Delta Memory compression can help, in Memory constrained environment. But GTX 980 Ti has the same amount of it as GTX 1060 and has much higher memory bandwidth. So it will not help here.That's fine, keep ignoring my point.
If the game is limited by nothing but raw shader math horsepower, then TFLOPs will give an accurate representation of how well a given GPU will run the game. The game runs faster on GTX 1060 than raw TFLOPs suggests. My conclusion is that the game is not limited by raw TFLOPs. Your conclusion is that I'm an idiot and NVIDIA and AMD are artificially limiting the performance in this game in a grand conspiracy to make the GTX 1060 look better than it actually is. I wonder which is more likely to be correct?
Is stuff like the delta memory compression taken into consideration in your raw TFLOPs measurement?
http://www.anandtech.com/show/10325/the-nvidia-geforce-gtx-1080-and-1070-founders-edition-review/8
I don't think it is, and it's one of the major new things in the Pascal architecture.

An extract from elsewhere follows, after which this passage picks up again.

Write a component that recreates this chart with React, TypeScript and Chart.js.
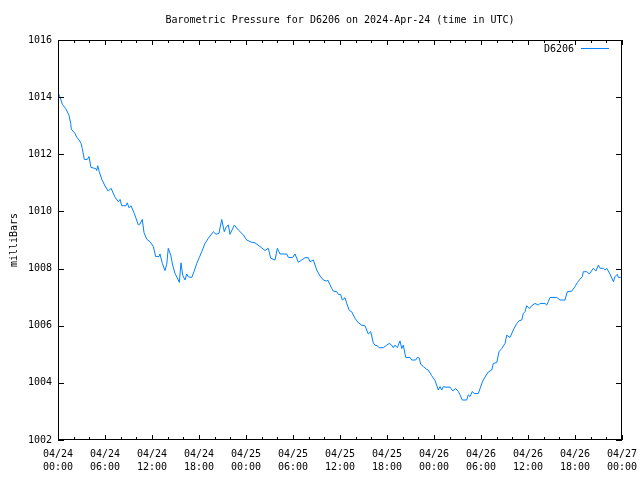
import React, { useEffect, useRef } from "react";
import { Chart, registerables } from "chart.js";

Chart.register(...registerables);

const TITLE = "Barometric Pressure for D6206 on 2024-Apr-24 (time in UTC)";
const SERIES_LABEL = "D6206";
const Y_LABEL = "milliBars";
const LINE_COLOR = "rgb(0,128,255)";
const FONT = "'DejaVu Sans Mono', monospace";

const X_TICK_DATES = ["04/24", "04/24", "04/24", "04/24", "04/25", "04/25", "04/25", "04/25", "04/26", "04/26", "04/26", "04/26", "04/27"];
const X_TICK_TIMES = ["00:00", "06:00", "12:00", "18:00", "00:00", "06:00", "12:00", "18:00", "00:00", "06:00", "12:00", "18:00", "00:00"];
const Y_MIN = 1002;
const Y_MAX = 1016;
const Y_STEP = 2;

// hours since 04/24 00:00 UTC
const HOURS = [
  0.0, 0.26, 0.55, 0.98, 1.4, 1.62, 1.7, 2.17, 2.39, 2.68, 2.94, 3.1, 3.36, 3.74, 3.96, 4.21, 4.81, 4.94, 5.07, 5.27,
  5.58, 6.0, 6.42, 6.77, 7.28, 7.7, 7.92, 8.13, 8.68, 8.85, 9.06, 9.32, 9.74, 10.25, 10.47, 10.76, 10.98, 11.32, 11.75, 12.17,
  12.47, 12.89, 13.02, 13.32, 13.66, 13.88, 14.08, 14.39, 14.64, 14.94, 15.36, 15.49, 15.7, 15.92, 16.21, 16.43, 16.63, 17.07, 17.36, 17.71,
  18.04, 18.35, 18.77, 19.19, 19.83, 20.17, 20.55, 20.9, 21.23, 21.45, 21.74, 21.96, 22.51, 23.02, 23.66, 24.09, 24.73, 25.15, 25.79, 26.43,
  26.85, 27.15, 27.7, 28.0, 28.34, 29.2, 29.4, 29.96, 30.26, 30.68, 31.11, 31.53, 31.95, 32.17, 32.59, 33.03, 33.45, 33.87, 34.3, 34.43,
  34.94, 35.15, 35.58, 35.78, 36.09, 36.3, 36.64, 36.86, 37.19, 37.49, 37.92, 38.34, 38.77, 39.19, 39.41, 39.61, 39.92, 40.25, 40.47, 40.76,
  40.98, 41.53, 41.96, 42.3, 42.6, 42.81, 43.02, 43.32, 43.66, 43.88, 44.08, 44.39, 44.94, 45.15, 45.67, 45.87, 46.12, 46.3, 46.64, 47.07,
  47.27, 47.71, 48.13, 48.55, 48.77, 48.99, 49.19, 49.41, 50.04, 50.39, 50.77, 51.11, 51.32, 51.61, 52.17, 52.38, 52.6, 52.89, 53.15, 53.66,
  53.88, 54.17, 54.51, 54.93, 55.37, 55.57, 56.01, 56.3, 56.64, 57.07, 57.28, 57.7, 58.13, 58.56, 58.85, 59.2, 59.4, 59.62, 59.83, 60.17,
  60.47, 60.9, 61.32, 61.53, 62.17, 62.39, 62.59, 62.81, 63.66, 64.09, 64.72, 65.02, 65.58, 66.0, 66.3, 66.64, 66.94, 67.06, 67.5, 67.83,
  68.34, 68.68, 68.98, 69.2, 69.62, 69.84, 70.05, 70.47, 70.9, 71.11, 71.4, 71.53, 71.83,
];

// pressure in millibars
const PRESSURE = [
  1014.15, 1014.0, 1013.75, 1013.6, 1013.37, 1013.08, 1012.88, 1012.73, 1012.6, 1012.5, 1012.38, 1012.2, 1011.82, 1011.82, 1011.92, 1011.54, 1011.5, 1011.43, 1011.6, 1011.39,
  1011.13, 1010.89, 1010.71, 1010.81, 1010.5, 1010.34, 1010.42, 1010.2, 1010.2, 1010.3, 1010.13, 1010.2, 1009.93, 1009.53, 1009.56, 1009.72, 1009.26, 1009.03, 1008.94, 1008.77,
  1008.42, 1008.42, 1008.51, 1008.18, 1007.93, 1008.15, 1008.71, 1008.47, 1008.12, 1007.83, 1007.6, 1007.52, 1008.2, 1007.77, 1007.6, 1007.81, 1007.71, 1007.69, 1007.89, 1008.18,
  1008.39, 1008.59, 1008.88, 1009.06, 1009.29, 1009.2, 1009.23, 1009.72, 1009.29, 1009.44, 1009.53, 1009.2, 1009.52, 1009.35, 1009.18, 1009.0, 1008.92, 1008.9, 1008.77, 1008.63,
  1008.71, 1008.36, 1008.3, 1008.71, 1008.51, 1008.51, 1008.39, 1008.39, 1008.51, 1008.22, 1008.3, 1008.38, 1008.38, 1008.24, 1008.3, 1007.95, 1007.74, 1007.6, 1007.56, 1007.6,
  1007.31, 1007.21, 1007.19, 1007.1, 1007.09, 1006.9, 1006.98, 1006.78, 1006.53, 1006.49, 1006.26, 1006.1, 1006.02, 1006.0, 1005.85, 1005.71, 1005.79, 1005.4, 1005.32, 1005.3,
  1005.23, 1005.23, 1005.32, 1005.38, 1005.32, 1005.23, 1005.32, 1005.23, 1005.47, 1005.2, 1005.32, 1004.89, 1004.89, 1004.8, 1004.8, 1004.89, 1004.87, 1004.65, 1004.57, 1004.47,
  1004.45, 1004.25, 1004.08, 1003.75, 1003.87, 1003.75, 1003.87, 1003.85, 1003.85, 1003.72, 1003.8, 1003.7, 1003.58, 1003.4, 1003.4, 1003.58, 1003.52, 1003.7, 1003.62, 1003.63,
  1003.8, 1004.03, 1004.2, 1004.38, 1004.45, 1004.68, 1004.71, 1005.09, 1005.2, 1005.38, 1005.67, 1005.59, 1005.85, 1006.08, 1006.17, 1006.2, 1006.43, 1006.49, 1006.7, 1006.6,
  1006.7, 1006.78, 1006.72, 1006.78, 1006.78, 1006.72, 1006.84, 1006.99, 1006.99, 1006.9, 1006.9, 1007.19, 1007.21, 1007.37, 1007.51, 1007.63, 1007.72, 1007.89, 1007.89, 1007.81,
  1008.01, 1007.92, 1008.12, 1008.01, 1008.01, 1007.95, 1008.01, 1007.81, 1007.54, 1007.72, 1007.8, 1007.69, 1007.69,
];

const framePlugin = {
  id: "gnuplotFrame",
  afterDatasetsDraw(chart: any) {
    const { ctx, chartArea, scales } = chart;
    const { left, right, top, bottom } = chartArea;
    ctx.save();
    ctx.strokeStyle = "#000";
    ctx.lineWidth = 1;
    ctx.beginPath();
    // y ticks (major only), inward on both sides
    for (let v = Y_MIN; v <= Y_MAX; v += Y_STEP) {
      const y = Math.round(scales.y.getPixelForValue(v)) + 0.5;
      ctx.moveTo(left, y);
      ctx.lineTo(left + 6, y);
      ctx.moveTo(right, y);
      ctx.lineTo(right - 6, y);
    }
    // x ticks: major every 6h, minor every 2h, inward on top and bottom
    for (let h = 0; h <= 72; h += 2) {
      const x = Math.round(scales.x.getPixelForValue(h)) + 0.5;
      const len = h % 6 === 0 ? 5 : 3;
      ctx.moveTo(x, bottom);
      ctx.lineTo(x, bottom - len);
      ctx.moveTo(x, top);
      ctx.lineTo(x, top + len);
    }
    ctx.stroke();
    ctx.strokeRect(left + 0.5, top + 0.5, right - left - 1, bottom - top - 1);

    // legend: label then line sample, top-right inside the plot
    const ds = chart.data.datasets[0];
    ctx.font = `10px ${FONT}`;
    ctx.fillStyle = "#000";
    ctx.textAlign = "right";
    ctx.textBaseline = "middle";
    ctx.fillText(ds.label, right - 48, top + 9);
    ctx.strokeStyle = ds.borderColor;
    ctx.beginPath();
    ctx.moveTo(right - 41, top + 8.5);
    ctx.lineTo(right - 13, top + 8.5);
    ctx.stroke();
    ctx.restore();
  },
};

export default function App() {
  const canvasRef = useRef<HTMLCanvasElement | null>(null);

  useEffect(() => {
    const canvas = canvasRef.current;
    if (!canvas) return;
    const chart = new Chart(canvas, {
      type: "line",
      data: {
        datasets: [
          {
            label: SERIES_LABEL,
            data: HOURS.map((h, i) => ({ x: h, y: PRESSURE[i] })),
            borderColor: LINE_COLOR,
            borderWidth: 1,
            pointRadius: 0,
            tension: 0,
            fill: false,
          },
        ],
      },
      options: {
        responsive: false,
        animation: false,
        devicePixelRatio: 1,
        layout: { padding: { left: 0, right: 18, top: 0, bottom: 0 } },
        plugins: {
          legend: { display: false },
          tooltip: { enabled: false },
          title: {
            display: true,
            text: TITLE,
            fullSize: false,
            color: "#000",
            font: { family: FONT, size: 10, weight: "normal", lineHeight: 1.2 },
            padding: { top: 14, bottom: 14 },
          },
        },
        scales: {
          x: {
            type: "linear",
            min: 0,
            max: 72,
            grid: { display: false, drawTicks: false },
            border: { display: false },
            ticks: {
              stepSize: 6,
              autoSkip: false,
              maxRotation: 0,
              minRotation: 0,
              padding: 8,
              color: "#000",
              font: { family: FONT, size: 10, lineHeight: 1.3 },
              callback: (value: any) => {
                const i = Math.round(Number(value) / 6);
                return [X_TICK_DATES[i], X_TICK_TIMES[i]];
              },
            },
            afterFit: (scale: any) => {
              scale.height = 40;
              scale.paddingLeft = 0;
              scale.paddingRight = 0;
            },
          },
          y: {
            type: "linear",
            min: Y_MIN,
            max: Y_MAX,
            grid: { display: false, drawTicks: false },
            border: { display: false },
            ticks: {
              stepSize: Y_STEP,
              padding: 6,
              color: "#000",
              font: { family: FONT, size: 10 },
              callback: (value: any) => String(value),
            },
            title: {
              display: true,
              text: Y_LABEL,
              color: "#000",
              font: { family: FONT, size: 10, lineHeight: 1.2 },
              padding: { top: 8, bottom: 0 },
            },
            afterFit: (scale: any) => {
              scale.width = 58;
              scale.paddingTop = 0;
              scale.paddingBottom = 0;
            },
          },
        },
      },
      plugins: [framePlugin],
    });
    return () => chart.destroy();
  }, []);

  return (
    <div style={{ position: "fixed", left: 0, top: 0, width: 640, height: 480, background: "#fff" }}>
      <canvas ref={canvasRef} width={640} height={480} />
    </div>
  );
}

Oh look, there's a better implementation of asynchronous compute as well:
http://www.anandtech.com/show/10325/the-nvidia-geforce-gtx-1080-and-1070-founders-edition-review/9
Let's just ignore all of the non-shader related improvements in Pascal, and the real benchmark data, and conclude that I don't know what I'm talking about.
Again, my fundamental point relates to the comparison between the 1060 and the RX 480. On paper, the RX 480 should destroy the 1060, but in nearly all game benchmarks the 1060 wins (and often wins by a significant margin). How do you explain this?
Asynchronous Compute would help. But what we have seen to this day is that GTX 1060 is loosing performance with Asynchronous Compute turned on in games using DX12. Secondly, for Pascal GPUs the difference is within 1-2% of performance when this setting is on.
And again. The difference in performance of both GPUs is 4.4 vs 5.9 TFLOps.
I do not know why you are putting here RX 480.